DATA LINES.
────────
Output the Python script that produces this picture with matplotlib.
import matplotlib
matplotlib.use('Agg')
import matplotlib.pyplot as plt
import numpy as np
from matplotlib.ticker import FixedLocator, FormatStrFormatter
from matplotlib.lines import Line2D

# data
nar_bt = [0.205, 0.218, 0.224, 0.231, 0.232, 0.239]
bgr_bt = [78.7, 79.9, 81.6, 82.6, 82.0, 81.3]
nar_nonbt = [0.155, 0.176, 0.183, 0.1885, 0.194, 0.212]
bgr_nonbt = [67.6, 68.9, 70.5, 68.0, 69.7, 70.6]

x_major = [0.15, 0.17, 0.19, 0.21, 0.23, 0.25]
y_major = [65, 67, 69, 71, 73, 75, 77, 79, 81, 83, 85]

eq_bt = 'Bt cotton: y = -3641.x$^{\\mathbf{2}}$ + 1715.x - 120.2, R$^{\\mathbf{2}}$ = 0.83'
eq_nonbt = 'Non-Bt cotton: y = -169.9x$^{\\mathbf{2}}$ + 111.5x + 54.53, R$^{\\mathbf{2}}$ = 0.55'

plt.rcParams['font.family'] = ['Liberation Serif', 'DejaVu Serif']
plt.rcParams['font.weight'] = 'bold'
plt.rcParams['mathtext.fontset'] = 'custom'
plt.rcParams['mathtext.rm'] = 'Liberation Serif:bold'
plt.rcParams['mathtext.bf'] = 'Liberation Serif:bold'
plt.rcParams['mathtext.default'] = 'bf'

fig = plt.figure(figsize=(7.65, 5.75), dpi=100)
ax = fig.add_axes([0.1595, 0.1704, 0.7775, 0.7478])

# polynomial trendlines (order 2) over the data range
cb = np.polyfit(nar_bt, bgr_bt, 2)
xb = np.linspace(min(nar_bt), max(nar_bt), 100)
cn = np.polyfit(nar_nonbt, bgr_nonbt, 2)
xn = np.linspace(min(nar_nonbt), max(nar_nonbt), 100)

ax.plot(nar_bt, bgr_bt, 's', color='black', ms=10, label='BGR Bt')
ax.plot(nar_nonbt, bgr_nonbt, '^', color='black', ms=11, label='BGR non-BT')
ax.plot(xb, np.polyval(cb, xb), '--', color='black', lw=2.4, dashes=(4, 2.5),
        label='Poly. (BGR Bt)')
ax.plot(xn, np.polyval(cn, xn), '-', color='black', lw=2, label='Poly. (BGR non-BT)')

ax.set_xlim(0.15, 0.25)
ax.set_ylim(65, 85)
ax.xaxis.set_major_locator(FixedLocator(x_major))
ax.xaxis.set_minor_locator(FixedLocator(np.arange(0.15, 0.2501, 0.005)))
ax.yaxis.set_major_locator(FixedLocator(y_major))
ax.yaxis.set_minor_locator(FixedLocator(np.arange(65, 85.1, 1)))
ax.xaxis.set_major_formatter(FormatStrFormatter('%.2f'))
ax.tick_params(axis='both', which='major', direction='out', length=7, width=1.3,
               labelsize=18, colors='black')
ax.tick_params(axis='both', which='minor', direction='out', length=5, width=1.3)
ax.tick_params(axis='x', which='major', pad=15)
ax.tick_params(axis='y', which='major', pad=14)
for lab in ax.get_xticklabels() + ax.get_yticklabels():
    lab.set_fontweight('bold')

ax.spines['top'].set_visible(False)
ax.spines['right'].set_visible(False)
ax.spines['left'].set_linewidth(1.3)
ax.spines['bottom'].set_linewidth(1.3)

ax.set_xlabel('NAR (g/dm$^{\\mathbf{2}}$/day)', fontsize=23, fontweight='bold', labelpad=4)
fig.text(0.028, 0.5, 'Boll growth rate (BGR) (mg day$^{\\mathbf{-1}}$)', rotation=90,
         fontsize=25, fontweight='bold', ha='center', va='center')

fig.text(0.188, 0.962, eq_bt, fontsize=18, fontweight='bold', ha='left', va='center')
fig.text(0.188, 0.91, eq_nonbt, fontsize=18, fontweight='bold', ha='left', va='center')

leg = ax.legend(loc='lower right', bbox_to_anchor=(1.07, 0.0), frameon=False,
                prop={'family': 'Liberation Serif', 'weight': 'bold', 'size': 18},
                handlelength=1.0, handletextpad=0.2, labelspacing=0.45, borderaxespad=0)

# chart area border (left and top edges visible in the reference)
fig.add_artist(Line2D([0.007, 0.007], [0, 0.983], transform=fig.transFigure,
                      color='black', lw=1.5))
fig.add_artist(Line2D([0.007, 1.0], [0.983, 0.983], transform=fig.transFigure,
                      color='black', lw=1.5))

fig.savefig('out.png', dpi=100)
────────
REQUIRED WORK. From the first line of the listing above to the line with "bgr_nonbt = [67.6, 68.9, 70.5, 68.0, 69.7, 70.6]", please transcribe each line exactly, both ends included, and nothing beyond that.

REPLY TO THE TASK.
Output the Python script that produces this picture with matplotlib.
import matplotlib
matplotlib.use('Agg')
import matplotlib.pyplot as plt
import numpy as np
from matplotlib.ticker import FixedLocator, FormatStrFormatter
from matplotlib.lines import Line2D

# data
nar_bt = [0.205, 0.218, 0.224, 0.231, 0.232, 0.239]
bgr_bt = [78.7, 79.9, 81.6, 82.6, 82.0, 81.3]
nar_nonbt = [0.155, 0.176, 0.183, 0.1885, 0.194, 0.212]
bgr_nonbt = [67.6, 68.9, 70.5, 68.0, 69.7, 70.6]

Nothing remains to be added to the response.